I am glad those days are over. I have no wish to return to them.

Closets are for clothes and not for people. Nobody should be forced to hide their nature and no Christian should be shocked to discover the diversity out there.

Sin is sin. I think homosexual actions, like any sex outside of marriage between a man and a woman, is sin. I think masturbation is a sin, but I don’t think people who struggle not to do it should hide their struggles.

That people who struggled with temptation to a particular sin felt the need to hide it from the community of faith did not help them deal with their particular “thorn in the flesh.” In fact, to hide a temptation frequently enables acting on the temptation. To reveal the proclivity helps the community work with the person to avoid the temptation.

Too often the church community would be “shocked” to discover Bob was tempted by homosexual desire, but not at all shocked by Bob’s abusive temper.
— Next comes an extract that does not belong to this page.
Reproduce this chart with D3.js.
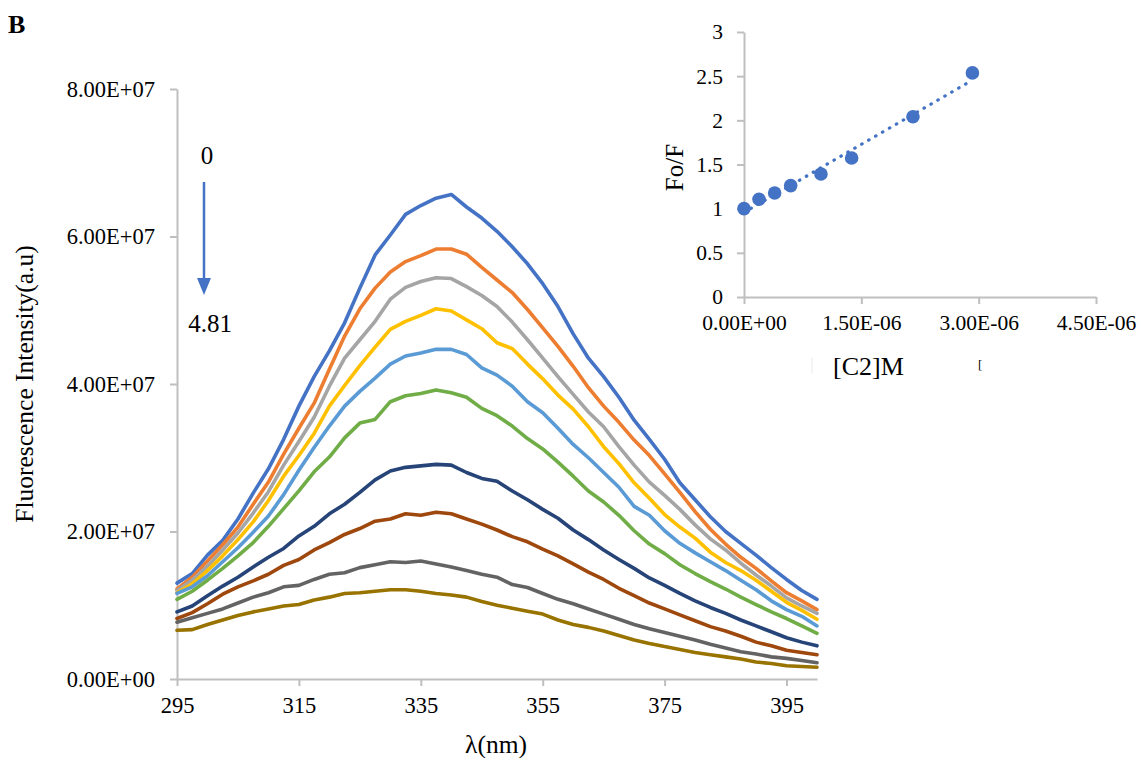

He would be fired for the first from any church job (especially if he faltered), but not for repeated examples of brow beating.

No wonder Bob hid his temptations.

The church I attend is open to all of us that struggle, but struggle with hope for liberty from vice. My church knows that some members have same sex attraction and that some members are discontent in their marriages. It acknowledges any number of ways we fall short of our goal. We confess our sins one to another.

We judge the sin as sin and the sinner as a sinner. We don’t stop there.

We pray for mercy as we have received mercy. The closet, hidden sin, is wrong. The Lord Jesus points out that every hidden thing will be revealed. The future of the Church is not a return to the closet, but a blessed release from that bad, un-Christian system to real holiness.